A segunda dimensão temporal do exercício da responsabilidade, desse processo de autoconstituição, de auto-identificação em referência essencial a outrem, que faria intervir é simultaneamente grega e bíblica; trata-se da dimensão do kairós, do tempo oportuno, do tempo propício, do tempo favorável. Não há um exercício da responsabilidade intemporal e fora desta propiciação. Há uma oportunidade que é essencial à resposta. A presença é presença nesse momento e a ausência é a perda do tempo próprio. Lendo o Pe. António Vieira,a propósito do centenário ocorrido, não resisto a citar uma passagem esplendorosa sobre a atenção ao tempo, a atenção ao momento, como exercício da responsabilidade. Vieira refere a experiência do tempo no plano político, do exercício desta responsabilidade por quem tem o serviço do poder e diz:

«Uma das cousas de que se devem acusar e fazer grande escrúpulo os ministros, é dos pecados do tempo. Porque fizeram o mês que vem o que se havia de fazer o passado: porque fizeram amanhã o que se havia de fazer hoje: porque fizeram depois, o que se havia de fazer agora: porque fizeram logo o que se havia de fazer já. Tão delicadas como isto hão-de ser as consciências dos que governam, em matérias de momentos. O ministro que não faz grande escrúpulo de momentos não anda em bom estado: a fazenda pode-se restituir, a fama, ainda que mal, também se restitui; o tempo não tem restituição alguma.

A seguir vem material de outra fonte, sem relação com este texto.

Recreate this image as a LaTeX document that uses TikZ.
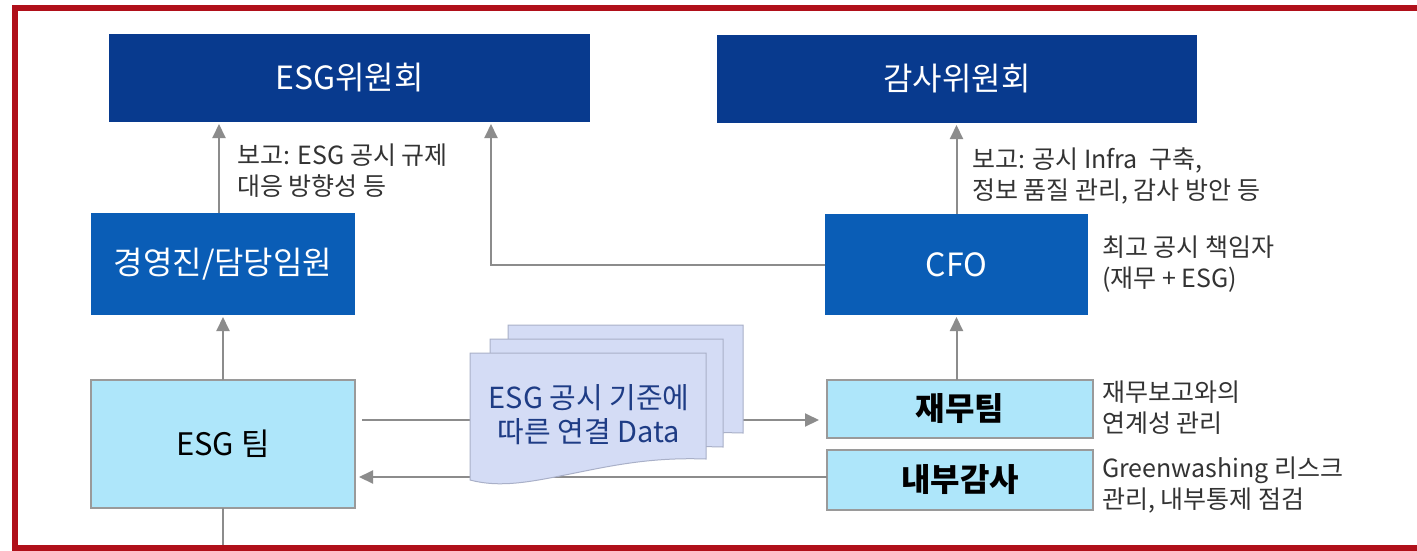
\documentclass[tikz,border=0pt]{standalone}
\usepackage{fontspec}
\setmainfont{Noto Sans CJK KR}
\usetikzlibrary{arrows.meta,calc}
\definecolor{navy}{HTML}{083A8E}
\definecolor{midblue}{HTML}{0A5DB6}
\definecolor{lightcyan}{HTML}{AEE6FA}
\definecolor{boxedge}{HTML}{9A9A9A}
\definecolor{arrowgray}{HTML}{8C8C8C}
\definecolor{docfill}{HTML}{D4DCF5}
\definecolor{docedge}{HTML}{A9B0C8}
\definecolor{doctext}{HTML}{1E3C85}
\definecolor{framered}{HTML}{B0101A}
\definecolor{notegray}{HTML}{333333}
\begin{document}
\begin{tikzpicture}[x=1pt,y=-1pt,
  box/.style={rectangle, inner sep=0pt, outer sep=0pt, anchor=north west},
  darkbox/.style={box, fill=navy, text=white, font=\fontsize{32}{34}\selectfont},
  midbox/.style={box, fill=midblue, text=white, font=\fontsize{32}{34}\selectfont},
  lightbox/.style={box, fill=lightcyan, draw=boxedge, line width=1.3pt, text=black},
  note/.style={anchor=west, inner sep=0pt, align=left, text=notegray, font=\fontsize{25}{31}\selectfont},
  plain/.style={draw=arrowgray, line width=2pt},
  arr/.style={plain, -{Triangle[length=14pt,width=13pt]}},
  doc/.style={fill=docfill, draw=docedge, line width=1pt}]
\useasboundingbox (0,0) rectangle (1417,550);
\fill[white] (0,0) rectangle (1417,550);

% boxes
\node[darkbox, minimum width=481pt, minimum height=88pt] (esgc) at (109,34) {ESG위원회};
\node[darkbox, minimum width=480pt, minimum height=88pt] (audc) at (717,35) {감사위원회};
\node[midbox, minimum width=264pt, minimum height=102pt] (mgmt) at (91,213) {경영진/담당임원};
\node[midbox, minimum width=263pt, minimum height=101pt] (cfo) at (825,214) {CFO};
\node[lightbox, minimum width=264pt, minimum height=128pt, font=\fontsize{31}{34}\selectfont] (esgteam) at (91,380) {ESG 팀};
\node[lightbox, minimum width=266pt, minimum height=58pt, font=\bfseries\fontsize{32}{34}\selectfont] (jaemu) at (827,380) {재무팀};
\node[lightbox, minimum width=266pt, minimum height=60pt, font=\bfseries\fontsize{32}{34}\selectfont] (naebu) at (827,450) {내부감사};

% connectors
\draw[arr, shorten >=2pt] ([xshift=-4pt]mgmt.north) -- ([xshift=-4pt]mgmt.north |- esgc.south);
\draw[arr, shorten >=2pt] (esgteam.north) -- (esgteam.north |- mgmt.south);
\coordinate (bot) at (223,550);
\draw[plain] (esgteam.south) -- (bot);
\draw[arr, shorten >=2pt] (cfo.north) -- (cfo.north |- audc.south);
\draw[arr, shorten >=2pt] (cfo.south |- jaemu.north) -- (cfo.south);
\draw[arr, shorten >=2pt] (cfo.west) -| ([xshift=141.5pt]esgc.south);
\coordinate (s1) at (362,420);
\draw[arr, shorten >=8pt] (s1) -- (s1 -| jaemu.west);
\draw[arr, shorten >=4pt] ([yshift=3pt]naebu.west) -- ([yshift=3pt]naebu.west -| esgteam.east);

% stacked documents
\draw[doc] (508,325) -- (743,325) -- (743,433) .. controls (690,431) and (660,440) .. (620,446) .. controls (580,452) and (540,452) .. (508,446) -- cycle;
\draw[doc] (490,339) -- (723,339) -- (723,447) .. controls (670,445) and (640,454) .. (600,460) .. controls (560,466) and (520,466) .. (490,460) -- cycle;
\draw[doc] (470,353) -- (706,353) -- (706,459) .. controls (650,457) and (610,466) .. (570,474) .. controls (530,482) and (500,488) .. (470,480) -- cycle;
\node[inner sep=0pt, align=center, text=doctext, font=\fontsize{29}{34}\selectfont] (data) at (589,415) {ESG 공시 기준에\\따른 연결 Data};

% notes
\node[note] (n1) at (237,171) {보고: ESG 공시 규제\\대응 방향성 등};
\node[note] (n2) at (972,176) {보고: 공시 Infra\ \ 구축,\\정보 품질 관리, 감사 방안 등};
\node[note] (n3) at (1102,264) {최고 공시 책임자\\(재무 + ESG)};
\node[note] (n4) at (1102,408) {재무보고와의\\연계성 관리};
\node[note] (n5) at (1102,485) {Greenwashing 리스크\\관리, 내부통제 점검};

% frame
\draw[framered, line width=6pt] (1420,7.5) -- (14.5,7.5) -- (14.5,547.5) -- (1420,547.5);
\end{tikzpicture}
\end{document}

E a que mandamento pertencem estes pecados do tempo? Pertencem ao sétimo; porque ao sétimo mandamento pertencem os danos que se fazem ao próximo e à república:e a uma república não se lhe pode fazer maior dano do que furtar-lhe instantes. Ah omissões, ah vagares, ladrões do tempo! Não haverá uma justiça exemplar para estes ladrões? Não haverá quem ponha um libelo contra os vagares? Não haverá quem enforque estes ladrões do tempo, estes salteadores da ocasião, estes destruidores da república?» (Sermão da Primeira Dominga do Advento)

Esta diatribe contra o adiamento, contra a ausência do sentido da oportunidade, da falta de respeito pela ocasião propícia e pela premência dos tempos tem um alcance muito mais amplo do que uma simples chamada de atenção política. Idêntica denúncia deve ser extensiva à própria gestão da vida, é a vida que exige essa atenção ao momento, esta solicitude pela oportunidade.

Uma terceira modalidade da intervenção do tempo na posição responsável é a presença ao futuro sob a forma da promessa. A promessa que projecta a dinâmica de identificação que leva em si a referência essencial e fundamentadora ao outro, afirma simplesmente: contem comigo aí onde o futuro vem, e dilata o presente, abre o presente em nome do futuro, o que significa viabilizar o possível, enriquecer o processo de identificação e sustentar a viabilidade do outro. Será este sentido da viabilização do possível, a garantia de que os outros podem continuar a ser, que rompe definitivamente com a acepção retrospectiva da responsabilidade. Temos hoje bem viva a consciência de que há decisões que condicionam e determinam de uma forma negativa e irremediável o futuro de todos, o que desloca a atenção e o cuidar para que o futuro não seja um futuro afunilado, para que o futuro seja futuro e não uma rasoira das possibilidades efectivas de ser, antes um incremento e intensificação desse mesmo possível. Por isso se fala hoje com adesão crescente do " princípio responsabilidade " ( Hans Jonas ). Cuidar do futuro viabilizando o possível obriga a coibir-nos, a vigiar para que não se tomem no presente posições, não se profiram palavras, não se use os tempos de uma forma que definitivamente o empobreça.

A compaixão inscreve-se directamente neste cuidar, como sua expressão mais funda e mais íntegra; nela convergem as diferentes dimensões que compõem a responsabilidade segundo o reposicionamento que temos vindo a esboçar.

A compaixão constitui a forma suprema da identificação: é-se mais si mesmo na exacta medida em que cresce a capacidade de nos identificarmos com a verdade dos outros; representa igualmente a forma suprema da responsabilidade, no abraço fraterno que rompe fronteiras.

Contra a perspectiva liberal, por ora hegemónica e avassaladora, a minha liberdade, a reivindicação da autoria de si por si, não termina onde começa a liberdade do outro; a liberdade só é real na linha do encontro e não da demarcação. Cum-patire, aceitar ser paciente e sofredor, ao lado do outro que sofre, é o limite superior da responsabilidade. De todo o outro? E sem curar de eliminar o que faz sofrer? Com-padecido sobretudo daquele que é frágil e vulnerável, daquele que é vítima, daquele que está ameaçado de não ter futuro e para o qual o possível se detém à sua beira. A compaixão assegura, garante que esse tem um futuro e que há para ele um poder ser, porque estamos aí com ele, respondendo por ele.